▸ **REQUEST**:
All of the listing below must be repeated word for word. Pictures are the only thing to omit.

** Begin PROVIDED DATA **

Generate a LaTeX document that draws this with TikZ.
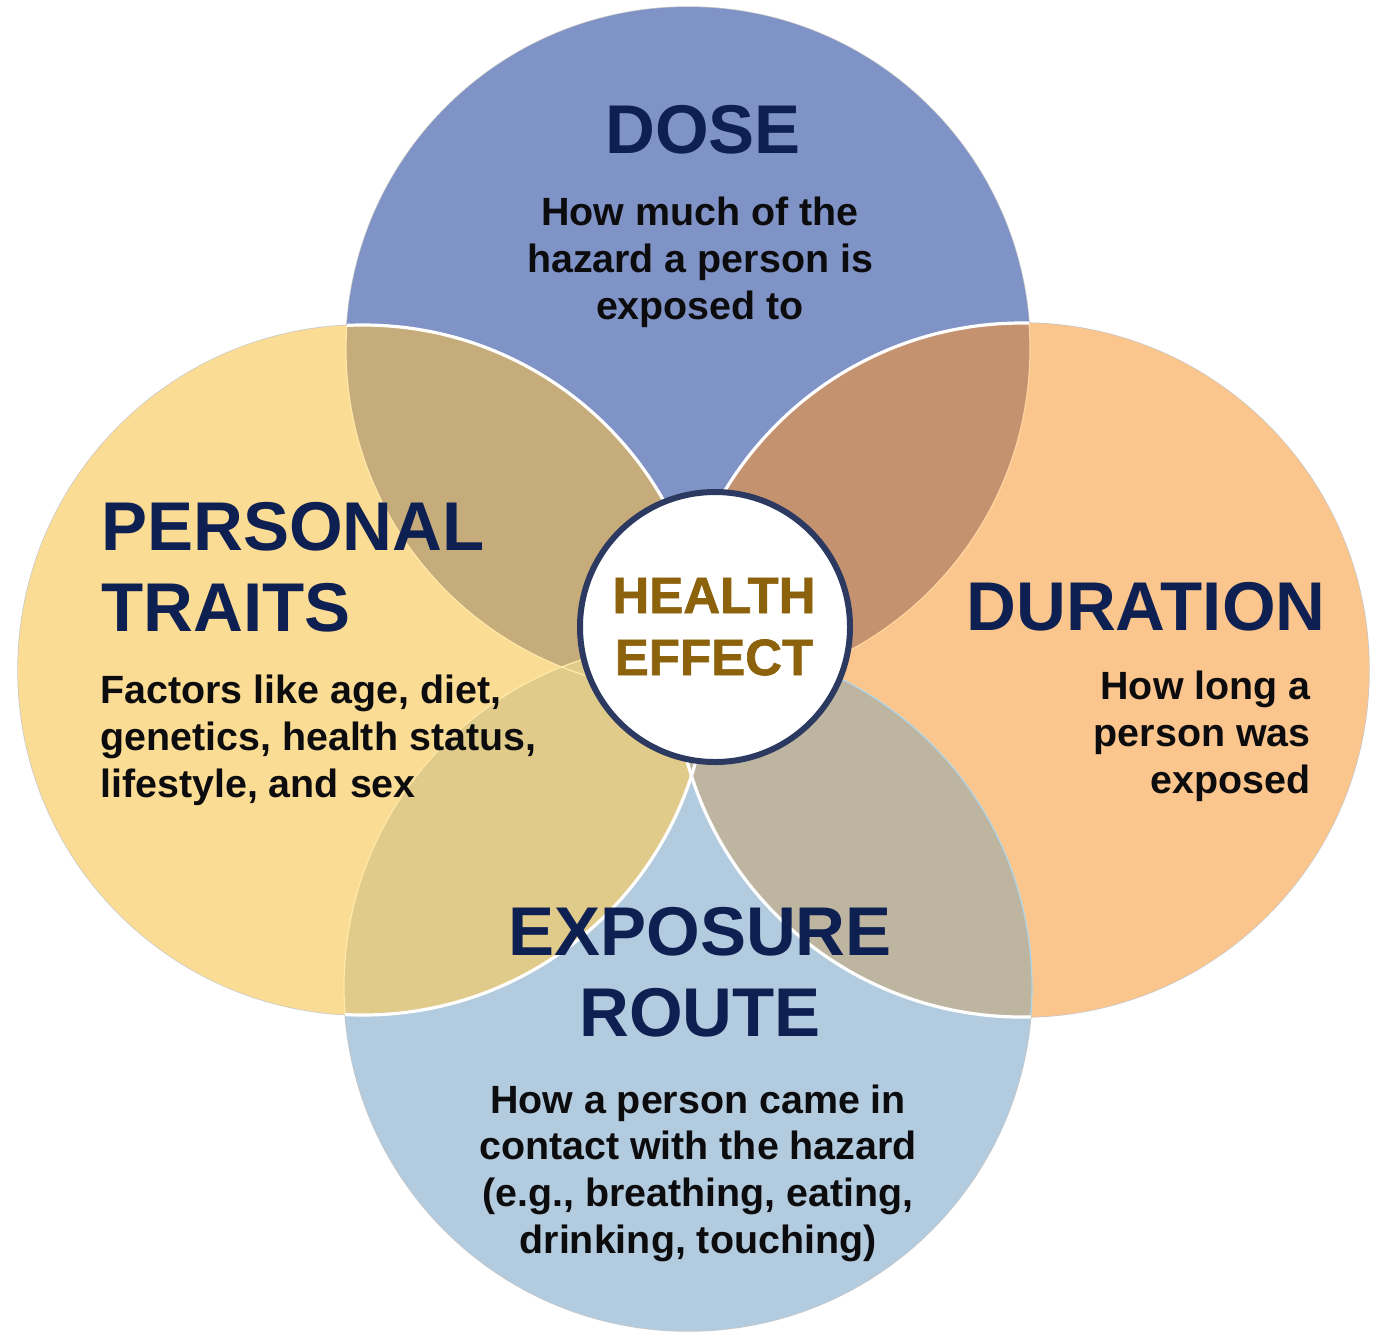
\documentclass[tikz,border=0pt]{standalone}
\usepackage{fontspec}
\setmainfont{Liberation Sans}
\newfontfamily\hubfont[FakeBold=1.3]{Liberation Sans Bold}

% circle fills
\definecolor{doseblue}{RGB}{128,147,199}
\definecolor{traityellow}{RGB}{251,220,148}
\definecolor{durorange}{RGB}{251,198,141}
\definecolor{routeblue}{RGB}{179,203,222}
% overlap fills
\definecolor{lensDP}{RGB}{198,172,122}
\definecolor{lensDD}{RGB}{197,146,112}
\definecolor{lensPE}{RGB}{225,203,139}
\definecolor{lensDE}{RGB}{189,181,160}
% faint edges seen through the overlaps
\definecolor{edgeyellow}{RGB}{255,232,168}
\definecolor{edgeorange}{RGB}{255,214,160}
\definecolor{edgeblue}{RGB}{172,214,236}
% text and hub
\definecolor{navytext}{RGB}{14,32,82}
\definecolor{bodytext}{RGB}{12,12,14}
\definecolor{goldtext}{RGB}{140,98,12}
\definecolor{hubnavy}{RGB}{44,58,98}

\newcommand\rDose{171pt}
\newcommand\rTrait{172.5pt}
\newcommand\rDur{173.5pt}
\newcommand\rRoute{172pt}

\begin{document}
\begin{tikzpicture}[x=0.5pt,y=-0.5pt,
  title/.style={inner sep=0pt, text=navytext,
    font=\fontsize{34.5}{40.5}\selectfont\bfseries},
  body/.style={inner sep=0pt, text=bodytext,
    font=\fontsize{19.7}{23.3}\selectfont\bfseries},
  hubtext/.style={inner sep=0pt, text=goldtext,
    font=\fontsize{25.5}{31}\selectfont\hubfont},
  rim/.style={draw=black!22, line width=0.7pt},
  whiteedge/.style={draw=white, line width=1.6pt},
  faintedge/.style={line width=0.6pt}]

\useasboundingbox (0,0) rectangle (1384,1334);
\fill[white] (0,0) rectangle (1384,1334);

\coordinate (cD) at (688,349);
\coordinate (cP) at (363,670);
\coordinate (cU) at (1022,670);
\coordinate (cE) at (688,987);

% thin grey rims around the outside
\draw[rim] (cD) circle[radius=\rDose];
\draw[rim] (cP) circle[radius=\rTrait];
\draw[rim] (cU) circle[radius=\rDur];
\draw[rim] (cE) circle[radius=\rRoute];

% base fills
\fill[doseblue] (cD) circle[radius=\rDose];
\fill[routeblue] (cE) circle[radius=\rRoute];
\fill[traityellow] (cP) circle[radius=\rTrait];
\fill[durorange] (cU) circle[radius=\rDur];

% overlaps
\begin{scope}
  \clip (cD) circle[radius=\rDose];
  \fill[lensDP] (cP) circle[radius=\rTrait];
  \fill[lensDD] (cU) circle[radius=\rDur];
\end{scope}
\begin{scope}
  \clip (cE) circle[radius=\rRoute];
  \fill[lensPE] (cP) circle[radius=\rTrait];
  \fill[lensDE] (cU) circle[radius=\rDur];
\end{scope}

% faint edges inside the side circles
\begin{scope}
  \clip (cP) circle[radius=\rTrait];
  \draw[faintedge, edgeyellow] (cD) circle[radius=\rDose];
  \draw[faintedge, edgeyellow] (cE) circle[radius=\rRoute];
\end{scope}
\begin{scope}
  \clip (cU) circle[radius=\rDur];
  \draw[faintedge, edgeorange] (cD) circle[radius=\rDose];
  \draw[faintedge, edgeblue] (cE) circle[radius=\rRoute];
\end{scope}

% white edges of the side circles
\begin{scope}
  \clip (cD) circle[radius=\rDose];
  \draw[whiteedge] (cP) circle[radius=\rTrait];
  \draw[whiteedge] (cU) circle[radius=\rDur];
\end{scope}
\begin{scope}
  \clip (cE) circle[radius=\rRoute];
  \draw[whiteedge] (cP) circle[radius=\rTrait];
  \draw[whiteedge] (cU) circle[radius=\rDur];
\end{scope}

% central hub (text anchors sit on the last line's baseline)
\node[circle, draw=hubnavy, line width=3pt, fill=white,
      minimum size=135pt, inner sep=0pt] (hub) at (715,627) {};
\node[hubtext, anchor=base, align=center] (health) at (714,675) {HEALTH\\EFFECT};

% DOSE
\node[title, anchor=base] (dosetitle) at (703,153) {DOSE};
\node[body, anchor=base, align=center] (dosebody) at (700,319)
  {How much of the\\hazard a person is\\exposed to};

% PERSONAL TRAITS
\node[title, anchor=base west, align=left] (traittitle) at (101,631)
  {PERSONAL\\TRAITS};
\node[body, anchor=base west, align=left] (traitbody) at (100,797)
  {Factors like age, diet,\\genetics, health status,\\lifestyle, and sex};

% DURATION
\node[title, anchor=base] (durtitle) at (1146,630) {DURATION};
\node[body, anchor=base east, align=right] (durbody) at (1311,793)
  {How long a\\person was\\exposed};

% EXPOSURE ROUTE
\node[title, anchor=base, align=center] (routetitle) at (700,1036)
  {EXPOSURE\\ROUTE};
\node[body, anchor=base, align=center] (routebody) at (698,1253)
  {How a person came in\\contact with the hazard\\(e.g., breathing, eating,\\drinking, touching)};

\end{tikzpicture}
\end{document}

** End PROVIDED DATA **

▸ **TASK RESULT**:
Generate a LaTeX document that draws this with TikZ.
\documentclass[tikz,border=0pt]{standalone}
\usepackage{fontspec}
\setmainfont{Liberation Sans}
\newfontfamily\hubfont[FakeBold=1.3]{Liberation Sans Bold}

% circle fills
\definecolor{doseblue}{RGB}{128,147,199}
\definecolor{traityellow}{RGB}{251,220,148}
\definecolor{durorange}{RGB}{251,198,141}
\definecolor{routeblue}{RGB}{179,203,222}
% overlap fills
\definecolor{lensDP}{RGB}{198,172,122}
\definecolor{lensDD}{RGB}{197,146,112}
\definecolor{lensPE}{RGB}{225,203,139}
\definecolor{lensDE}{RGB}{189,181,160}
% faint edges seen through the overlaps
\definecolor{edgeyellow}{RGB}{255,232,168}
\definecolor{edgeorange}{RGB}{255,214,160}
\definecolor{edgeblue}{RGB}{172,214,236}
% text and hub
\definecolor{navytext}{RGB}{14,32,82}
\definecolor{bodytext}{RGB}{12,12,14}
\definecolor{goldtext}{RGB}{140,98,12}
\definecolor{hubnavy}{RGB}{44,58,98}

\newcommand\rDose{171pt}
\newcommand\rTrait{172.5pt}
\newcommand\rDur{173.5pt}
\newcommand\rRoute{172pt}

\begin{document}
\begin{tikzpicture}[x=0.5pt,y=-0.5pt,
  title/.style={inner sep=0pt, text=navytext,
    font=\fontsize{34.5}{40.5}\selectfont\bfseries},
  body/.style={inner sep=0pt, text=bodytext,
    font=\fontsize{19.7}{23.3}\selectfont\bfseries},
  hubtext/.style={inner sep=0pt, text=goldtext,
    font=\fontsize{25.5}{31}\selectfont\hubfont},
  rim/.style={draw=black!22, line width=0.7pt},
  whiteedge/.style={draw=white, line width=1.6pt},
  faintedge/.style={line width=0.6pt}]

\useasboundingbox (0,0) rectangle (1384,1334);
\fill[white] (0,0) rectangle (1384,1334);

\coordinate (cD) at (688,349);
\coordinate (cP) at (363,670);
\coordinate (cU) at (1022,670);
\coordinate (cE) at (688,987);

% thin grey rims around the outside
\draw[rim] (cD) circle[radius=\rDose];
\draw[rim] (cP) circle[radius=\rTrait];
\draw[rim] (cU) circle[radius=\rDur];
\draw[rim] (cE) circle[radius=\rRoute];

% base fills
\fill[doseblue] (cD) circle[radius=\rDose];
\fill[routeblue] (cE) circle[radius=\rRoute];
\fill[traityellow] (cP) circle[radius=\rTrait];
\fill[durorange] (cU) circle[radius=\rDur];

% overlaps
\begin{scope}
  \clip (cD) circle[radius=\rDose];
  \fill[lensDP] (cP) circle[radius=\rTrait];
  \fill[lensDD] (cU) circle[radius=\rDur];
\end{scope}
\begin{scope}
  \clip (cE) circle[radius=\rRoute];
  \fill[lensPE] (cP) circle[radius=\rTrait];
  \fill[lensDE] (cU) circle[radius=\rDur];
\end{scope}

% faint edges inside the side circles
\begin{scope}
  \clip (cP) circle[radius=\rTrait];
  \draw[faintedge, edgeyellow] (cD) circle[radius=\rDose];
  \draw[faintedge, edgeyellow] (cE) circle[radius=\rRoute];
\end{scope}
\begin{scope}
  \clip (cU) circle[radius=\rDur];
  \draw[faintedge, edgeorange] (cD) circle[radius=\rDose];
  \draw[faintedge, edgeblue] (cE) circle[radius=\rRoute];
\end{scope}

% white edges of the side circles
\begin{scope}
  \clip (cD) circle[radius=\rDose];
  \draw[whiteedge] (cP) circle[radius=\rTrait];
  \draw[whiteedge] (cU) circle[radius=\rDur];
\end{scope}
\begin{scope}
  \clip (cE) circle[radius=\rRoute];
  \draw[whiteedge] (cP) circle[radius=\rTrait];
  \draw[whiteedge] (cU) circle[radius=\rDur];
\end{scope}

% central hub (text anchors sit on the last line's baseline)
\node[circle, draw=hubnavy, line width=3pt, fill=white,
      minimum size=135pt, inner sep=0pt] (hub) at (715,627) {};
\node[hubtext, anchor=base, align=center] (health) at (714,675) {HEALTH\\EFFECT};

% DOSE
\node[title, anchor=base] (dosetitle) at (703,153) {DOSE};
\node[body, anchor=base, align=center] (dosebody) at (700,319)
  {How much of the\\hazard a person is\\exposed to};

% PERSONAL TRAITS
\node[title, anchor=base west, align=left] (traittitle) at (101,631)
  {PERSONAL\\TRAITS};
\node[body, anchor=base west, align=left] (traitbody) at (100,797)
  {Factors like age, diet,\\genetics, health status,\\lifestyle, and sex};

% DURATION
\node[title, anchor=base] (durtitle) at (1146,630) {DURATION};
\node[body, anchor=base east, align=right] (durbody) at (1311,793)
  {How long a\\person was\\exposed};

% EXPOSURE ROUTE
\node[title, anchor=base, align=center] (routetitle) at (700,1036)
  {EXPOSURE\\ROUTE};
\node[body, anchor=base, align=center] (routebody) at (698,1253)
  {How a person came in\\contact with the hazard\\(e.g., breathing, eating,\\drinking, touching)};

\end{tikzpicture}
\end{document}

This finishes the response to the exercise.